Sabancı Holding's Chairman Güler Sabancı talked to Die Presse, one Austria's leading newspapers, following her receipt of a prize dedicated to the memory of well-known Austrian economist Joseph A. Schumpeter. In the interview, published under the title of "Turkey is the destiny of Europe", Sabancı shared her opinions on the position of women in the EU and in Turkey.
In response to the question "France and Austria are firmly against Turkey's EU membership. Do you not lose your optimism?" Sabancı said "The important thing is not reaching the point, but rather the progress that you have made. Process is more important than the result. This process is crucial in terms of democratization and human rights. However, we still believe in the EU in the sense of democracy and as a role model. We must accept that every country has its own short term domestic affairs. Elections can change many things. In France, Sarkozy has been elected and the country has taken on a dislike of Turkey. But elections will be held again. Democracies require patience, and optimism is the duty of all of us."

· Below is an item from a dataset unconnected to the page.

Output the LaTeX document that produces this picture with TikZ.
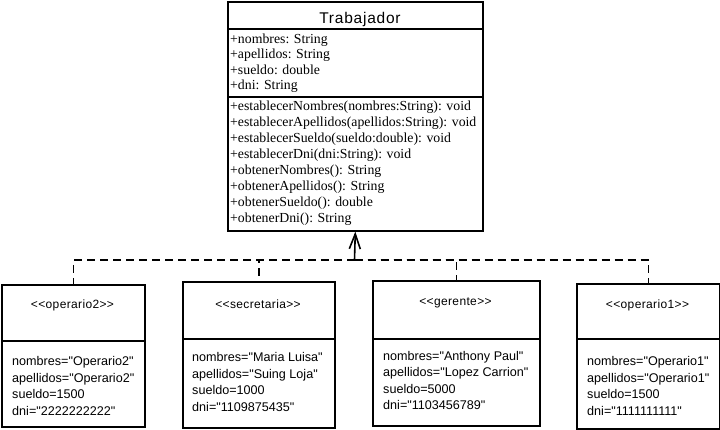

Assessing the progress of the EU as compared to Turkey's current economic condition, Sabancı said "Europe is still faced with an economic crisis, and its sovereign debt problems are a result of this crisis. However, Turkey has managed to pass through the crisis. The growth achieved by Turkey is very encouraging. The demographic facts are clear to us. By the year 2050, the EU's manpower will have been reduced by another 70 million. The accession of Turkey to the EU is our destiny. For the EU, this means more integration, more variety, more energy and new blood. Otherwise the EU will just turn into a stationary museum. Turkey's membership of the EU is inevitable".
Talking of Europeans' attitudes to Turkish people, Sabancı pointed out "Like most Turkish people, I consider myself to be a citizen of Europe. We have a 700-year history with Europe. If we work together, then it is very clear that both Europe and Turkey will benefit from this relationship. European companies invest heavily in Turkey, and this relationship represents our mutual attachment".
At the conclusion of the interview, Güler Sabancı expressed her thoughts on the position of women in Turkey, saying: "Women face great difficulties in the global business world. However, when the statistics on female senior managers are examined, in Turkey the rate is 26% while it is only 20% worldwide. In addition, Turkey's rate is higher than the rates in any of England, Germany or France. However, only 27% of Turkish women work, while almost 70% Austrian women are employed. In Istanbul and Izmir, the income per capita is very high. When we achieve Austria's GDP per capita, then women's participation in the labour force will increase."